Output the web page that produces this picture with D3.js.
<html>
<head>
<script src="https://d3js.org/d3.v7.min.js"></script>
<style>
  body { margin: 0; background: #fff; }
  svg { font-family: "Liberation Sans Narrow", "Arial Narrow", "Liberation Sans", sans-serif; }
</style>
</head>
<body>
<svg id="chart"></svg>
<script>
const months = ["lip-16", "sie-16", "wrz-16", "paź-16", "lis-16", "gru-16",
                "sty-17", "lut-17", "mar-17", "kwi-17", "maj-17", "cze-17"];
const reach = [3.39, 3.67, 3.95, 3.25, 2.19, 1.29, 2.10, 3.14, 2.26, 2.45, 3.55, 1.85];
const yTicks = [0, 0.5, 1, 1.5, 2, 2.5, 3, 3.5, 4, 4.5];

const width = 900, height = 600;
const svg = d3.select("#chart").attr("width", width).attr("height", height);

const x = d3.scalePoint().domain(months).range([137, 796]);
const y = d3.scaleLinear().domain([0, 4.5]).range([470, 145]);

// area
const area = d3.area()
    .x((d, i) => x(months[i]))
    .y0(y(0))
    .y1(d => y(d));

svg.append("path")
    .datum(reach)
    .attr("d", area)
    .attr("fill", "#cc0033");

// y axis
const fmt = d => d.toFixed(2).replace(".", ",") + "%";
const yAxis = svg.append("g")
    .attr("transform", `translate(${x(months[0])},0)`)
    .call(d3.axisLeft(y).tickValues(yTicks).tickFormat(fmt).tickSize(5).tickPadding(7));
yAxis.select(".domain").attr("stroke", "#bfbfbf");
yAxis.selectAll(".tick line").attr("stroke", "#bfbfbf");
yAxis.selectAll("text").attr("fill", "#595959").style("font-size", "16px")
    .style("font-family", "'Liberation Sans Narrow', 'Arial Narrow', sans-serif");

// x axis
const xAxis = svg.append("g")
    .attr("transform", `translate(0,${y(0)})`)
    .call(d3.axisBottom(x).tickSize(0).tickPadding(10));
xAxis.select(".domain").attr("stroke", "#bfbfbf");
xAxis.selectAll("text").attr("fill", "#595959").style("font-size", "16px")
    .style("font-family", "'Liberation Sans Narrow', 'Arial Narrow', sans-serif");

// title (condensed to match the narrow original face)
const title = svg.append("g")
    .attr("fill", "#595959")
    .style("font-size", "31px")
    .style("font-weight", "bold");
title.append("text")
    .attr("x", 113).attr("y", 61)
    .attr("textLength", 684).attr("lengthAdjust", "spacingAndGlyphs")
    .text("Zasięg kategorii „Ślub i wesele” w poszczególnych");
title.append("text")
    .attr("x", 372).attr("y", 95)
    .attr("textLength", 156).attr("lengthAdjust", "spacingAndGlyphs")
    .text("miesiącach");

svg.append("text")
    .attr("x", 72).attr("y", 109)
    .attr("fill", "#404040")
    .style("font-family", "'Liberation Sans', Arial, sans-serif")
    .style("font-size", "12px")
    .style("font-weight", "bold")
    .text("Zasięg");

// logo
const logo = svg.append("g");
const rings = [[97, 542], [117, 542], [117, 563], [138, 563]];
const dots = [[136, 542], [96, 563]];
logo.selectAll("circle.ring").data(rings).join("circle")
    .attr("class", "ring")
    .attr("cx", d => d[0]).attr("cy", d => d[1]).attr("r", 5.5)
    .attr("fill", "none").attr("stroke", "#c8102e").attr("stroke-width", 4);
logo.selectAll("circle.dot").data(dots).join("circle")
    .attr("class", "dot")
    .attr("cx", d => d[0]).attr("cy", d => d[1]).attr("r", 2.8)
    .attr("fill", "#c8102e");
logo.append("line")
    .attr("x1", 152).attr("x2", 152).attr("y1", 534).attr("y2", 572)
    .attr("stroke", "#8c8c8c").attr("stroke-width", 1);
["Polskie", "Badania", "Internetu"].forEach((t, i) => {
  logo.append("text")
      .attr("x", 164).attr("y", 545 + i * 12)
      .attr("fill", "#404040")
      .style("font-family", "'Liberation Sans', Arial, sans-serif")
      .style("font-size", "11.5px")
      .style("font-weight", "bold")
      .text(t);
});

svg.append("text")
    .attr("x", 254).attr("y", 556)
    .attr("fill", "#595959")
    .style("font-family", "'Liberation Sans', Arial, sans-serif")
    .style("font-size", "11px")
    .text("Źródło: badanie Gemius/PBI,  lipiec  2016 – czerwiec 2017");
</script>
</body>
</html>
· · ·
Stated task –
Reproduce the listing shown above in its entirety, exactly.

Response to this exercise –
Output the web page that produces this picture with D3.js.
<html>
<head>
<script src="https://d3js.org/d3.v7.min.js"></script>
<style>
  body { margin: 0; background: #fff; }
  svg { font-family: "Liberation Sans Narrow", "Arial Narrow", "Liberation Sans", sans-serif; }
</style>
</head>
<body>
<svg id="chart"></svg>
<script>
const months = ["lip-16", "sie-16", "wrz-16", "paź-16", "lis-16", "gru-16",
                "sty-17", "lut-17", "mar-17", "kwi-17", "maj-17", "cze-17"];
const reach = [3.39, 3.67, 3.95, 3.25, 2.19, 1.29, 2.10, 3.14, 2.26, 2.45, 3.55, 1.85];
const yTicks = [0, 0.5, 1, 1.5, 2, 2.5, 3, 3.5, 4, 4.5];

const width = 900, height = 600;
const svg = d3.select("#chart").attr("width", width).attr("height", height);

const x = d3.scalePoint().domain(months).range([137, 796]);
const y = d3.scaleLinear().domain([0, 4.5]).range([470, 145]);

// area
const area = d3.area()
    .x((d, i) => x(months[i]))
    .y0(y(0))
    .y1(d => y(d));

svg.append("path")
    .datum(reach)
    .attr("d", area)
    .attr("fill", "#cc0033");

// y axis
const fmt = d => d.toFixed(2).replace(".", ",") + "%";
const yAxis = svg.append("g")
    .attr("transform", `translate(${x(months[0])},0)`)
    .call(d3.axisLeft(y).tickValues(yTicks).tickFormat(fmt).tickSize(5).tickPadding(7));
yAxis.select(".domain").attr("stroke", "#bfbfbf");
yAxis.selectAll(".tick line").attr("stroke", "#bfbfbf");
yAxis.selectAll("text").attr("fill", "#595959").style("font-size", "16px")
    .style("font-family", "'Liberation Sans Narrow', 'Arial Narrow', sans-serif");

// x axis
const xAxis = svg.append("g")
    .attr("transform", `translate(0,${y(0)})`)
    .call(d3.axisBottom(x).tickSize(0).tickPadding(10));
xAxis.select(".domain").attr("stroke", "#bfbfbf");
xAxis.selectAll("text").attr("fill", "#595959").style("font-size", "16px")
    .style("font-family", "'Liberation Sans Narrow', 'Arial Narrow', sans-serif");

// title (condensed to match the narrow original face)
const title = svg.append("g")
    .attr("fill", "#595959")
    .style("font-size", "31px")
    .style("font-weight", "bold");
title.append("text")
    .attr("x", 113).attr("y", 61)
    .attr("textLength", 684).attr("lengthAdjust", "spacingAndGlyphs")
    .text("Zasięg kategorii „Ślub i wesele” w poszczególnych");
title.append("text")
    .attr("x", 372).attr("y", 95)
    .attr("textLength", 156).attr("lengthAdjust", "spacingAndGlyphs")
    .text("miesiącach");

svg.append("text")
    .attr("x", 72).attr("y", 109)
    .attr("fill", "#404040")
    .style("font-family", "'Liberation Sans', Arial, sans-serif")
    .style("font-size", "12px")
    .style("font-weight", "bold")
    .text("Zasięg");

// logo
const logo = svg.append("g");
const rings = [[97, 542], [117, 542], [117, 563], [138, 563]];
const dots = [[136, 542], [96, 563]];
logo.selectAll("circle.ring").data(rings).join("circle")
    .attr("class", "ring")
    .attr("cx", d => d[0]).attr("cy", d => d[1]).attr("r", 5.5)
    .attr("fill", "none").attr("stroke", "#c8102e").attr("stroke-width", 4);
logo.selectAll("circle.dot").data(dots).join("circle")
    .attr("class", "dot")
    .attr("cx", d => d[0]).attr("cy", d => d[1]).attr("r", 2.8)
    .attr("fill", "#c8102e");
logo.append("line")
    .attr("x1", 152).attr("x2", 152).attr("y1", 534).attr("y2", 572)
    .attr("stroke", "#8c8c8c").attr("stroke-width", 1);
["Polskie", "Badania", "Internetu"].forEach((t, i) => {
  logo.append("text")
      .attr("x", 164).attr("y", 545 + i * 12)
      .attr("fill", "#404040")
      .style("font-family", "'Liberation Sans', Arial, sans-serif")
      .style("font-size", "11.5px")
      .style("font-weight", "bold")
      .text(t);
});

svg.append("text")
    .attr("x", 254).attr("y", 556)
    .attr("fill", "#595959")
    .style("font-family", "'Liberation Sans', Arial, sans-serif")
    .style("font-size", "11px")
    .text("Źródło: badanie Gemius/PBI,  lipiec  2016 – czerwiec 2017");
</script>
</body>
</html>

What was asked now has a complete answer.